A smoker and hive tool together run $20 to $50, and honestly, these are two of the cheapest items on this entire list relative to how often you’ll use them. The smoker calms your bees during inspections; the hive tool pries apart frames that propolis has glued together with what feels like the strength of an industrial adhesive. Don’t skip either one trying to save twenty dollars. You will regret it the first time you try to pry open a hive body with a flathead screwdriver, which I have also tried, and which I do not recommend.

What Most Cost Breakdowns Leave Out

This is where I think a lot of online guides quietly fall short, and where I want to spend a little extra time, because it’s the part that actually determines whether your first year goes smoothly or expensively sideways.

Sugar. You will go through more sugar than you expect, especially feeding a new package through its first few weeks while it establishes comb. One experienced beekeeper I know went through 500 pounds in a single season with just two hives. Budget for this. It’s cheap per pound, but it adds up.

Mite treatment. Varroa mites aren’t optional to deal with — they’re close to the single biggest threat facing managed colonies today, and treatment costs roughly $25 to $50 per hive annually depending on which method you use. Skip this line item and you’re not really saving money; you’re just deferring a much larger cost, which is losing the entire colony.

Local permits and registration. This varies enormously by location, and it’s the cost beginners are most likely to forget entirely until a neighbor complains or a city inspector shows up. Some rural areas require nothing beyond basic state hive registration, often $10 to $50. Some cities — particularly in the U.S. and increasingly in parts of urban Canada and Australia — require liability insurance, site plan reviews, and minimum setback distances from property lines. Check your local regulations before you buy a single piece of equipment, not after.

Winter prep. If you’re in a climate with real winters — most of the U.S., all of Canada, and the UK — you’ll want supplemental insulation, sugar bricks or fondant for emergency feeding, and possibly a wind break or hive wrap. This rarely shows up in “startup cost” calculators because it’s seasonal, but skipping it is exactly how new beekeepers lose colonies in their very first winter.

What It Costs After Year One

The good news, and it’s genuinely good news: costs drop substantially after your first year. Your woodenware, suit, smoker, and hive tool are already paid for and will last for years with basic care. Ongoing annual costs typically settle into the $200 to $400 per hive range, covering mite treatments, occasional queen replacement (every two to three years, roughly $40 to $60 per queen), supplemental feed, and minor equipment repairs.

Some of that gets offset, too. A productive hive can produce 40 to 60 pounds of honey a year, and even at modest local prices of $8 to $12 per pound, that’s real money flowing back the other direction — not enough to call beekeeping profitable in year one, but enough that by year two or three, a well-managed hobby hive often pays for a meaningful chunk of its own upkeep.
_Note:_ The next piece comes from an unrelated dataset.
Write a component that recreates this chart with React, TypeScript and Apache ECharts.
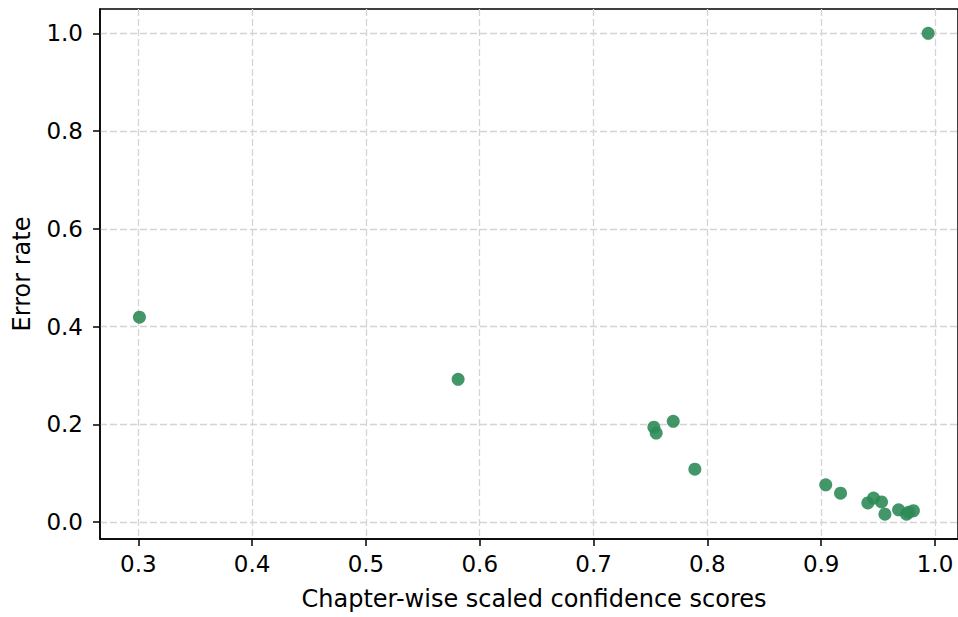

What I’d Actually Tell Someone Starting Out

If you came to this article hoping for a single clean number, here it is: budget $600 to $800 for your first hive, and don’t start with less than that already set aside. Trying to cut that number in half by skimping on gear, skipping mite treatment, or buying the cheapest possible suit doesn’t make beekeeping cheaper. It just moves the cost downstream, usually to a dead colony and a much harder lesson than the one a spreadsheet can teach you.

What I’d also tell you, because nobody told me this clearly enough when I started: the actual cost most beekeepers underestimate isn’t dollars. It’s time, attention, and the willingness to keep learning even when something goes sideways in your first season — and something usually does. The money is the easy part to plan for. The patience is the part you build along the way.


If you’re weighing whether to start with one hive or two, most experienced beekeepers will tell you two is actually easier to manage than one — it gives you a healthy colony to compare against if something looks off in the other. It costs more upfront, but it often saves you from second-guessing yourself blind through your first season.